The analysis above refers to a time before you touched the suit and are comparing various strategies.

[inquiry]

Gwnn got it right.

 

Here is a similar summay. Let's say Ace is in dummy. There are some situations where you have to lose two tricks. RHO (hand behind dummy) holds KQx or KQxx... there is no way to guess correctly. These percentages are 12.4 and 4.8. Other than these two holdings, you can always lose just one trick assuming you guess correctly. The hands were you CAN guess correctly are (west holding). There are other hands you can not misguess. Hands like LHO holding singleton honor or KQ doubleton, or Kx or Qx.

 

So less ignore the hands where you can not misguess or can not guess right. That leaves us with just the following few combinations.

 

LHO holds

xx

Hxx

HHx

HHxx

 

CASE ONE: LHO holds two small. The winning play is either ACE first, or finesse first then Ace.

 

CASE TWO: LHO holds three small, the winning play is either ACE first (dropping stiff honor offside) or finesse both times

 

CASE THREE: The winning play is to finesse first, then of course win ACE.

 

CASE FOUR: The only winning play is to finesse both times.

 

 

Each case is not equally likely, of course. West holding xx is only 6.8% chance, West holding Hxx is 12.4%, holding HHx is also 12.4%, and HHxx is 4.8%. I don't like working with percent numbers like this, I prefer using combination.

 

There is only one way WEST can have HHxx, or xx. There are two ways he can have HHx or Hxx. Thus there are only six possible combinations we have to deal with. The likelyhood of the xx combination, however, is greater than the likelyhood of the HHxx combination because the later requires all four cards in the suit be dealt to one person. However, case two and three are equally likely, Without figuring out the likelyhood of the different hand patterns (the precentage things showed earlier), we see that:

 

Play ace or double finesse works in case two, so let's eliminate that one.

 

That leaves us with case one (playing ace wins), and case three and four, double finesse wins. Case one covers one specific hand pattern.
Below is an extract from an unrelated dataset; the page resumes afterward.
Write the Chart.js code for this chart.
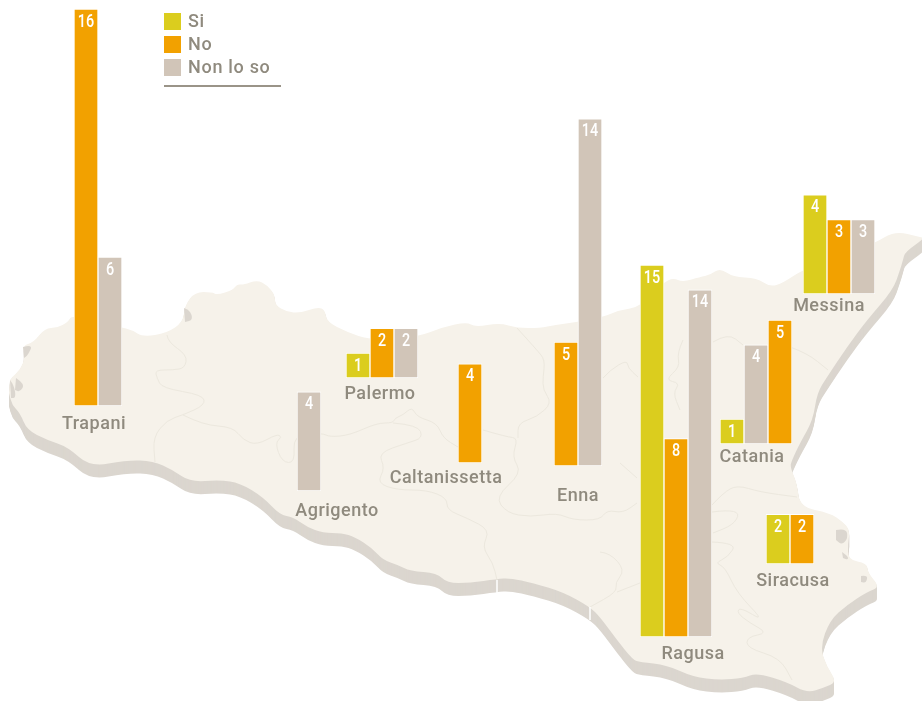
<!DOCTYPE html>
<html lang="it">
<head>
<meta charset="utf-8">
<title>Sicilia</title>
<script src="https://cdn.jsdelivr.net/npm/chart.js@4"></script>
<style>
    html, body { margin: 0; padding: 0; background: #fff; overflow: hidden; }
    #pagina { position: relative; width: 922px; height: 701px; overflow: hidden; font-family: Roboto, Arial, sans-serif; color: #8f8a7e; }
    #mappa { position: absolute; left: 0; top: 0; }
    .grafico { position: absolute; }
    .provincia { position: absolute; font-size: 18px; font-weight: 500; letter-spacing: 0.5px; line-height: 22px; transform: translateX(-50%); white-space: nowrap; }
    .voce { position: absolute; left: 188px; font-size: 18px; font-weight: 500; letter-spacing: 0.7px; line-height: 22px; white-space: nowrap; }
    .quadrato { position: absolute; left: 164px; width: 17px; height: 17px; }
    #riga { position: absolute; left: 164px; top: 85px; width: 117px; height: 2px; background: #9a9488; }
</style>
</head>
<body>
<div id="pagina">
    <canvas id="mappa" width="922" height="701"></canvas>
</div>
<script>
// dati
const province = ['Trapani', 'Palermo', 'Agrigento', 'Caltanissetta', 'Enna', 'Ragusa', 'Messina', 'Catania', 'Siracusa'];
const serie = ['Si', 'No', 'Non lo so'];
const si = [null, 1, null, null, null, 15, 4, 1, 2];
const no = [16, 2, null, 4, 5, 8, 3, 5, 2];
const nonLoSo = [6, 2, 4, null, 14, 14, 3, 4, null];

const coloriSerie = ['#dbcd1e', '#f2a100', '#d1c5b8'];
const UNITA = 24.8;
const PASSO = 24;

// posizione di ogni gruppo sulla mappa
const sinistra = [74, 346, 297, 458, 554, 640, 803, 720, 766];
const base = [406, 378, 491, 463, 466, 637, 294, 444, 564];
const etichettaX = [94, 380, 337, 446, 578, 693, 829, 752, 793];
const etichettaY = [412, 382, 499, 466, 484, 642, 294, 445, 569];
// Catania ha le barre in ordine diverso
const ordine = [[0, 1, 2], [0, 1, 2], [0, 1, 2], [0, 1, 2], [0, 1, 2], [0, 1, 2], [0, 1, 2], [0, 2, 1], [0, 1, 2]];

const costa = [
    [10, 380], [12, 377], [20, 370], [25, 358], [23, 345], [33, 343], [45, 328], [57, 328], [68, 322], [72, 315],
    [100, 322], [120, 327], [132, 330], [143, 337], [167, 333], [183, 322], [185, 305], [195, 292], [212, 292], [217, 295],
    [233, 290], [237, 284], [243, 285], [257, 280], [267, 285], [275, 295], [275, 305], [287, 312], [300, 313], [318, 307],
    [325, 310], [327, 322], [347, 332], [370, 340], [418, 337], [443, 327], [467, 322], [475, 327], [500, 323], [517, 328],
    [540, 328], [555, 325], [577, 322], [603, 317], [620, 310], [640, 307], [663, 283], [673, 278], [683, 282], [700, 277],
    [710, 275], [720, 268], [733, 277], [757, 278], [770, 287], [783, 283], [802, 270], [830, 262], [875, 243], [895, 231],
    [920, 237], [925, 238], [905, 252], [903, 260], [900, 270], [893, 290], [867, 320], [847, 347], [827, 377], [817, 393],
    [813, 420], [800, 443], [792, 460], [790, 467], [797, 483], [800, 507], [830, 513], [843, 522], [850, 530], [848, 543],
    [848, 560], [867, 563], [868, 573], [880, 587], [867, 592], [847, 605], [830, 620], [820, 647], [827, 667], [837, 682],
    [823, 688], [807, 693], [787, 682], [757, 673], [743, 678], [720, 680], [693, 677], [667, 665], [640, 662], [633, 660],
    [617, 640], [600, 617], [590, 607], [563, 592], [533, 583], [510, 578], [497, 579], [470, 583], [447, 583], [437, 573],
    [410, 571], [398, 565], [383, 560], [372, 548], [355, 537], [342, 533], [323, 533], [307, 527], [293, 517], [280, 515],
    [263, 497], [240, 483], [220, 480], [190, 482], [173, 470], [153, 461], [127, 460], [90, 467], [68, 447], [47, 440],
    [27, 430], [20, 413], [12, 405], [9, 393]
];

const confini = [
    [[167, 335], [168, 342], [187, 355], [185, 368], [173, 370], [155, 370], [157, 378], [162, 388], [203, 395], [205, 405], [183, 415], [167, 420], [153, 437], [155, 462]],
    [[183, 415], [203, 425], [233, 427], [243, 440], [257, 445], [277, 434], [282, 437], [275, 443], [282, 462], [295, 463], [293, 435], [322, 433], [330, 437], [350, 435], [377, 423], [393, 423], [395, 418], [403, 415], [412, 407], [417, 417], [437, 423], [443, 438], [458, 447]],
    [[393, 423], [418, 425], [423, 438], [407, 443], [378, 453], [385, 468], [377, 483], [397, 490], [427, 490], [447, 498], [447, 510], [467, 518], [490, 530], [482, 547], [493, 563], [497, 580]],
    [[483, 430], [507, 437], [518, 438], [512, 457], [522, 473], [495, 497], [507, 513], [530, 517], [557, 513], [573, 520], [600, 520], [607, 510], [623, 513], [637, 503]],
    [[517, 328], [537, 350], [545, 360], [543, 377], [543, 390], [552, 403], [537, 417], [518, 423], [518, 438]],
    [[603, 378], [610, 370], [627, 360], [628, 368], [638, 377]],
    [[713, 342], [728, 333], [743, 345]],
    [[790, 347], [807, 353], [828, 370]],
    [[683, 340], [677, 353], [680, 367], [665, 380], [680, 383], [673, 393], [680, 410]],
    [[620, 463], [637, 478]],
    [[600, 552], [610, 553], [625, 570], [615, 583], [617, 592], [590, 607]],
    [[617, 592], [640, 583]],
    [[712, 505], [723, 493], [737, 485], [760, 492], [797, 497]],
    [[712, 512], [727, 510], [740, 513], [733, 525], [713, 533]],
    [[712, 542], [737, 543], [728, 557], [715, 563], [725, 567], [737, 593], [765, 622], [740, 607], [737, 613], [750, 623], [768, 633], [747, 637], [747, 648], [780, 658], [792, 680]]
];

const saline = [
    [[23, 347], [33, 344], [28, 355], [24, 358]],
    [[16, 378], [25, 384], [20, 392], [15, 390]],
    [[10, 380], [14, 385], [16, 398], [11, 398]],
    [[184, 308], [190, 310], [193, 320], [185, 322]],
    [[836, 530], [846, 528], [848, 538], [842, 545], [836, 540]],
    [[842, 552], [848, 556], [848, 560], [843, 558]],
    [[861, 576], [868, 575], [866, 583], [861, 582]]
];

function tracciaCurva(ctx, punti, dy) {
    ctx.beginPath();
    ctx.moveTo(punti[0][0], punti[0][1] + dy);
    for (let i = 1; i < punti.length - 1; i++) {
        const mx = (punti[i][0] + punti[i + 1][0]) / 2;
        const my = (punti[i][1] + punti[i + 1][1]) / 2;
        ctx.quadraticCurveTo(punti[i][0], punti[i][1] + dy, mx, my + dy);
    }
    const ultimo = punti[punti.length - 1];
    ctx.lineTo(ultimo[0], ultimo[1] + dy);
}

function disegnaMappa() {
    const ctx = document.getElementById('mappa').getContext('2d');

    // spessore della costa
    ctx.fillStyle = '#dbd6cf';
    for (let dy = 13; dy > 0; dy--) {
        tracciaCurva(ctx, costa, dy);
        ctx.closePath();
        ctx.fill();
    }

    tracciaCurva(ctx, costa, 0);
    ctx.closePath();
    ctx.fillStyle = '#f6f2ea';
    ctx.fill();

    ctx.strokeStyle = '#ece8de';
    ctx.lineWidth = 1;
    ctx.lineJoin = 'round';
    confini.forEach(function (linea) {
        tracciaCurva(ctx, linea, 0);
        ctx.stroke();
    });

    ctx.fillStyle = '#dbd6cf';
    saline.forEach(function (zona) {
        tracciaCurva(ctx, zona, 0);
        ctx.closePath();
        ctx.fill();
    });

    // tagli bianchi nella costa
    ctx.strokeStyle = '#ffffff';
    ctx.lineWidth = 1.5;
    [[497, 580, 593], [590, 607, 620]].forEach(function (t) {
        ctx.beginPath();
        ctx.moveTo(t[0], t[1]);
        ctx.lineTo(t[0], t[2]);
        ctx.stroke();
    });
}

const etichetteValori = {
    id: 'etichetteValori',
    afterDatasetsDraw: function (chart) {
        const ctx = chart.ctx;
        const meta = chart.getDatasetMeta(0);
        meta.data.forEach(function (barra, i) {
            ctx.save();
            // cifre strette come nell'originale
            ctx.translate(barra.x, barra.y + 13);
            ctx.scale(0.8, 1);
            ctx.font = '500 18px Roboto, Arial';
            ctx.fillStyle = '#ffffff';
            ctx.textAlign = 'center';
            ctx.textBaseline = 'middle';
            ctx.fillText(chart.data.datasets[0].data[i], 0, 0);
            ctx.restore();
        });
    }
};

function creaGrafico(p) {
    const valoriProvincia = [si[p], no[p], nonLoSo[p]];
    const indici = ordine[p].filter(function (s) {
        return valoriProvincia[s] !== null;
    });
    const valori = indici.map(function (s) { return valoriProvincia[s]; });
    const altezza = Math.ceil(Math.max(...valori) * UNITA) + 2;

    const canvas = document.createElement('canvas');
    canvas.className = 'grafico';
    canvas.width = indici.length * PASSO;
    canvas.height = altezza;
    canvas.style.left = sinistra[p] + 'px';
    canvas.style.top = (base[p] - altezza) + 'px';
    document.getElementById('pagina').appendChild(canvas);

    new Chart(canvas.getContext('2d'), {
        type: 'bar',
        data: {
            labels: indici.map(function (s) { return serie[s]; }),
            datasets: [{
                label: province[p],
                data: valori,
                backgroundColor: indici.map(function (s) { return coloriSerie[s]; }),
                borderColor: '#ffffff',
                borderWidth: 1,
                borderSkipped: false,
                barPercentage: 1,
                categoryPercentage: 1
            }]
        },
        plugins: [etichetteValori],
        options: {
            responsive: false,
            animation: false,
            devicePixelRatio: 1,
            layout: { padding: 0 },
            events: [],
            scales: {
                x: { display: false },
                y: { display: false, min: 0, max: altezza / UNITA }
            },
            plugins: {
                legend: { display: false },
                tooltip: { enabled: false }
            }
        }
    });

    const nome = document.createElement('div');
    nome.className = 'provincia';
    nome.textContent = province[p];
    nome.style.left = etichettaX[p] + 'px';
    nome.style.top = etichettaY[p] + 'px';
    document.getElementById('pagina').appendChild(nome);
}

function creaLegenda() {
    const pagina = document.getElementById('pagina');
    const alto = [13, 36, 59];
    serie.forEach(function (voce, i) {
        const quadrato = document.createElement('div');
        quadrato.className = 'quadrato';
        quadrato.style.top = alto[i] + 'px';
        quadrato.style.background = coloriSerie[i];
        pagina.appendChild(quadrato);

        const testo = document.createElement('div');
        testo.className = 'voce';
        testo.style.top = (alto[i] - 3) + 'px';
        testo.textContent = voce;
        pagina.appendChild(testo);
    });
    const riga = document.createElement('div');
    riga.id = 'riga';
    pagina.appendChild(riga);
}

disegnaMappa();
province.forEach(function (nome, p) { creaGrafico(p); });
creaLegenda();
</script>
</body>
</html>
Case three and four cover three hand patterns. It is true that case four is less likely than case one, but case 3 (with two possible holdings) is more frequent.

 

The advantage of the double finesse of play ace (we will ignore finesse and then ACE as it is basically same as play the ace first), is quite clear. If we take the total combination in play (4) it wins on three of them, while Ace wins on one. If we take the percentages of "successful play" when it matters, we find play the ACE wins 6.8%(out of 24% of hands where it makes a difference) compared to 17.2% (out of 24% where it makes a difference).

 

 

This makes it look like a huge difference, but it really is not. Here is a break down table:

 

WEST HOLDS, those in RED play ACE first wins, those in BOLD UNDERLINE, finesse twice wins

-

x

xx (6.8)

H (6.2%)

Hx (6.8%)

Hxx (12.4%

HH (6.8%)

HHx (12.4%)

HHxx (4,8%)

 

Adding up the percentages, you get double finesse is 76%, play Ace and another 65.6%, a net difference of 10.4%. The 24% we had in play earlier was 6.8 vs 17.2 or the same 10.4%. But you should be able to figure out finesse is correct line (not necessarily, of course, the winning line) without so much math...

[leswt]

Thanks to everyone for these great replies

[JLOGIC]

9 never refers to having 9 missing the queen, it is percentage to play for the drop. In the situation you describe, you are absolutely right, restricted choice makes it right to double finesse.

[kenrexford]

Obviously, however, with the odds being only a smidge different, any information suggesting that the person behind the Ace must have or likely has at least two in the suit or must have or likely has at least one honor may change the correct line.